Phillips knows the importance of corn to a place like Iowa, but he also notes the crop’s significance to Native Americans. “The green corn ceremony is a big part of the spiritual tradition of renewal that indigenous people all over the country celebrate. The entire album, inspired by my ongoing pursuit of my heritage, offers a prayer for better days ahead, a better harvest. You can draw a thread through the whole record. It is preoccupied with this theme,” he said.

He’s also aware of the thin line that separates the stereotype of Native Americans as more in touch with nature through mystical racial powers as compared with the truth of his individual experiences and family memories. “I think it has to with extracting songs from my personal relationships and the stories I was told as a kid,” he said. “You can write about archetypal experiences from your private perspective and the local details become universal when you approach them in that way.”

grant lee phillips

Grant-Lee Phillips

The other technique Phillips used to open his songwriting abilities and to avoid clichés was to write from a fugue state. “I try to create directly from my unconscious. For me, that’s usually in the late afternoon when I am in a half-awake state. I’ll take a walk and let things come to me—not forcing it—but singing it before writing it. I will get hung up on humming a tune, and then certain words come that seem truthful. Then I fill in the blanks. Hopefully, it says something new or says something in a new way.”
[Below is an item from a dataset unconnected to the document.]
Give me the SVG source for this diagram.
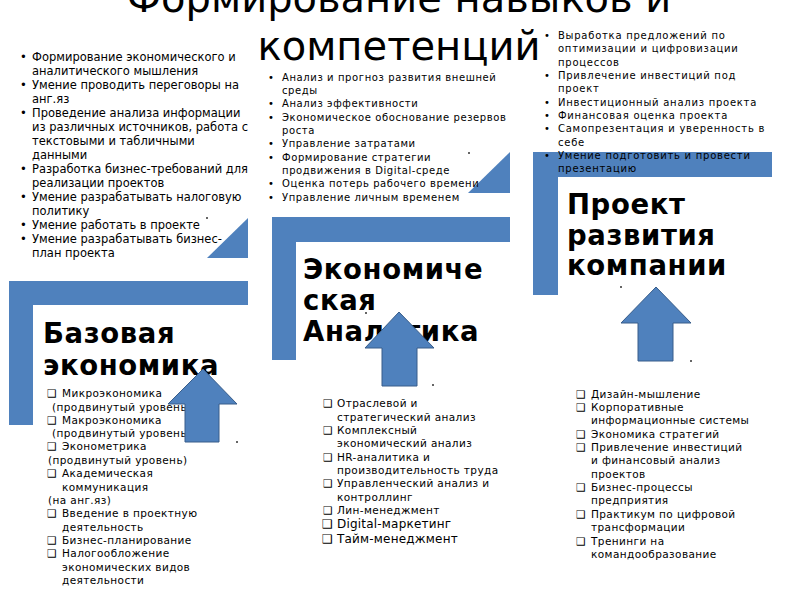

Phillips said he recorded songs for the new record almost as quickly as he wrote them. At first he thought he was creating demos or songs that would be fleshed out later. “I would play the recordings for my wife as we drove around California, and we realized an album was taking shape. The very spontaneity and minimalism gave it a lot of mood,” he said. With the exception of violin and vocals by Sara Watkins (formerly of Nickel Creek) and an understated vibraphone part by Alexander Burke, everything on Walking in the Green Corn was performed, sung, and engineered by Phillips.

The acoustic nature of the music and the gentle manner in which Phillips sings and plays guitar suggests that this is a soothing record. That’s only superfically true. For example, there is “Fool’s Gold,” a soft, lilting ballad about the suffering incurred by the desire for wealth. There is an anger to that song. “It’s a serene melody borne out of the pain from living in 2013 and coming to terms with all this mess we are in. We have placed our faith and values in a world where the system seems to be crashing all around us, and we pretend not to notice,” Phillips said.

“Everyone in America has been dealing with a prolonged low-grade anxiety. People need to realize there are still opportunities for re-envisioning our lives and making the most of it.” Phillips stressed that there can be better days ahead.

The song “Walking in the Green Corn” concerns looking ahead. Phillips purposely chose to celebrate growth rather than the harvest. “Besides, ‘Walking in the Golden Corn’ has too many syllables,” he joked.

Phillips will perform at CSPS in Cedar Rapids on May 15. He was pleased to know that May 15 is the traditional planting date, the day when the danger of frost has passed. He hopes to see farmers sowing their seeds during his drive.

“I still might move to Iowa someday,” Phillips said. “Living in California, one is always aware that the earth beneath one’s feet might disappear.” He wasn’t kidding: after an earthquake, he moved from northern California to southern California. “Besides, with the beauty of climate change and the chance of an earthquake, Iowa might soon be beachfront property.”